((
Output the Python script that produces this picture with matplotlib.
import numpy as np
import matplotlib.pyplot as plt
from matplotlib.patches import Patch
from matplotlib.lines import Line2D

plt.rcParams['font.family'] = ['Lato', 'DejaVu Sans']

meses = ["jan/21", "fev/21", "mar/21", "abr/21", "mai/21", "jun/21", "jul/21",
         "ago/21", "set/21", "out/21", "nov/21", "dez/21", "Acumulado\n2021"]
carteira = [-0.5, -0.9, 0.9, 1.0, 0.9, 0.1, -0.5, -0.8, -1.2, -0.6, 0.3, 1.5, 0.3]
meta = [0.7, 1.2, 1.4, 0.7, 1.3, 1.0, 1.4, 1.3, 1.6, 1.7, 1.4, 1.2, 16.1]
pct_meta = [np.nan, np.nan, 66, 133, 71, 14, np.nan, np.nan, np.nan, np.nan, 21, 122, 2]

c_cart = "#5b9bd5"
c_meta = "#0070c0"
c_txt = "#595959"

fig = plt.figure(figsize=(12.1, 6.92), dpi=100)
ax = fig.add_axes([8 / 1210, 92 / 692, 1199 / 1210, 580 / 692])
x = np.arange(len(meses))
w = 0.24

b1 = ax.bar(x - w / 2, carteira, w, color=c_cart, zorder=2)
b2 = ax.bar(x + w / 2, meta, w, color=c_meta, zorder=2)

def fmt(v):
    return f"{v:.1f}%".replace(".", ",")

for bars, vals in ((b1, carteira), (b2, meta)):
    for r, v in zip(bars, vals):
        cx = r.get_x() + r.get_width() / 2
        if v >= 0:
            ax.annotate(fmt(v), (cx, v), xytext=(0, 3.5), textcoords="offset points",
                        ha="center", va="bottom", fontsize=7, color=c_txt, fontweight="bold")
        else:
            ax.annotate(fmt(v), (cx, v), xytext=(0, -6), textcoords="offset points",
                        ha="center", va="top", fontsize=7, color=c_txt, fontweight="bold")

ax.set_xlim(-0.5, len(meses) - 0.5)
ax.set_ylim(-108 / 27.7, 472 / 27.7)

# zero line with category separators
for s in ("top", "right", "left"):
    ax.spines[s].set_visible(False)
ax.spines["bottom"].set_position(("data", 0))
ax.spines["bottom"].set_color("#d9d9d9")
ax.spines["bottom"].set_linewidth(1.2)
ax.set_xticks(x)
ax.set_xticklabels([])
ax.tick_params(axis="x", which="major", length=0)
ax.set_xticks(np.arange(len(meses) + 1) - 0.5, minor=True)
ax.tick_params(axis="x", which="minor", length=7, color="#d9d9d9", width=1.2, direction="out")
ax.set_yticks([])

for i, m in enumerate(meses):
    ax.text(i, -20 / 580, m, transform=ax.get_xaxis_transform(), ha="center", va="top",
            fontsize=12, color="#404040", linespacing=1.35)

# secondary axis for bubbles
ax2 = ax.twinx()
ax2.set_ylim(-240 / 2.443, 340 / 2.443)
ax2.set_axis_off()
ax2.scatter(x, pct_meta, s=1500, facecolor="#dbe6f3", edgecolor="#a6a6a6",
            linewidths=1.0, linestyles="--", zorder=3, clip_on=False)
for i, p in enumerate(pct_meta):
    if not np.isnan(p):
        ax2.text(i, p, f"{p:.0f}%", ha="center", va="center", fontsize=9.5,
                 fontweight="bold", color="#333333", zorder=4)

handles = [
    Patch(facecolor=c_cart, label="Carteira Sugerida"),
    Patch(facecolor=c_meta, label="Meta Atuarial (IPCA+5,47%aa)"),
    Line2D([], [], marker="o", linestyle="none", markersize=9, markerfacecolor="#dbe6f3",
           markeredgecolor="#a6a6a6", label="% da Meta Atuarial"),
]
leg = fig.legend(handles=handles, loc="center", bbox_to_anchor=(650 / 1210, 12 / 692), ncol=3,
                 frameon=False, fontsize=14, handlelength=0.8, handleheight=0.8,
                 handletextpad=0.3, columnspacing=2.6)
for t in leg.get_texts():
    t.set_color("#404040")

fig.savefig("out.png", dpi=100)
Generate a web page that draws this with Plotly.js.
))
Problem to solve: Reproduce all the records precisely.

The completed task:
Output the Python script that produces this picture with matplotlib.
import numpy as np
import matplotlib.pyplot as plt
from matplotlib.patches import Patch
from matplotlib.lines import Line2D

plt.rcParams['font.family'] = ['Lato', 'DejaVu Sans']

meses = ["jan/21", "fev/21", "mar/21", "abr/21", "mai/21", "jun/21", "jul/21",
         "ago/21", "set/21", "out/21", "nov/21", "dez/21", "Acumulado\n2021"]
carteira = [-0.5, -0.9, 0.9, 1.0, 0.9, 0.1, -0.5, -0.8, -1.2, -0.6, 0.3, 1.5, 0.3]
meta = [0.7, 1.2, 1.4, 0.7, 1.3, 1.0, 1.4, 1.3, 1.6, 1.7, 1.4, 1.2, 16.1]
pct_meta = [np.nan, np.nan, 66, 133, 71, 14, np.nan, np.nan, np.nan, np.nan, 21, 122, 2]

c_cart = "#5b9bd5"
c_meta = "#0070c0"
c_txt = "#595959"

fig = plt.figure(figsize=(12.1, 6.92), dpi=100)
ax = fig.add_axes([8 / 1210, 92 / 692, 1199 / 1210, 580 / 692])
x = np.arange(len(meses))
w = 0.24

b1 = ax.bar(x - w / 2, carteira, w, color=c_cart, zorder=2)
b2 = ax.bar(x + w / 2, meta, w, color=c_meta, zorder=2)

def fmt(v):
    return f"{v:.1f}%".replace(".", ",")

for bars, vals in ((b1, carteira), (b2, meta)):
    for r, v in zip(bars, vals):
        cx = r.get_x() + r.get_width() / 2
        if v >= 0:
            ax.annotate(fmt(v), (cx, v), xytext=(0, 3.5), textcoords="offset points",
                        ha="center", va="bottom", fontsize=7, color=c_txt, fontweight="bold")
        else:
            ax.annotate(fmt(v), (cx, v), xytext=(0, -6), textcoords="offset points",
                        ha="center", va="top", fontsize=7, color=c_txt, fontweight="bold")

ax.set_xlim(-0.5, len(meses) - 0.5)
ax.set_ylim(-108 / 27.7, 472 / 27.7)

# zero line with category separators
for s in ("top", "right", "left"):
    ax.spines[s].set_visible(False)
ax.spines["bottom"].set_position(("data", 0))
ax.spines["bottom"].set_color("#d9d9d9")
ax.spines["bottom"].set_linewidth(1.2)
ax.set_xticks(x)
ax.set_xticklabels([])
ax.tick_params(axis="x", which="major", length=0)
ax.set_xticks(np.arange(len(meses) + 1) - 0.5, minor=True)
ax.tick_params(axis="x", which="minor", length=7, color="#d9d9d9", width=1.2, direction="out")
ax.set_yticks([])

for i, m in enumerate(meses):
    ax.text(i, -20 / 580, m, transform=ax.get_xaxis_transform(), ha="center", va="top",
            fontsize=12, color="#404040", linespacing=1.35)

# secondary axis for bubbles
ax2 = ax.twinx()
ax2.set_ylim(-240 / 2.443, 340 / 2.443)
ax2.set_axis_off()
ax2.scatter(x, pct_meta, s=1500, facecolor="#dbe6f3", edgecolor="#a6a6a6",
            linewidths=1.0, linestyles="--", zorder=3, clip_on=False)
for i, p in enumerate(pct_meta):
    if not np.isnan(p):
        ax2.text(i, p, f"{p:.0f}%", ha="center", va="center", fontsize=9.5,
                 fontweight="bold", color="#333333", zorder=4)

handles = [
    Patch(facecolor=c_cart, label="Carteira Sugerida"),
    Patch(facecolor=c_meta, label="Meta Atuarial (IPCA+5,47%aa)"),
    Line2D([], [], marker="o", linestyle="none", markersize=9, markerfacecolor="#dbe6f3",
           markeredgecolor="#a6a6a6", label="% da Meta Atuarial"),
]
leg = fig.legend(handles=handles, loc="center", bbox_to_anchor=(650 / 1210, 12 / 692), ncol=3,
                 frameon=False, fontsize=14, handlelength=0.8, handleheight=0.8,
                 handletextpad=0.3, columnspacing=2.6)
for t in leg.get_texts():
    t.set_color("#404040")

fig.savefig("out.png", dpi=100)
Generate a web page that draws this with Plotly.js.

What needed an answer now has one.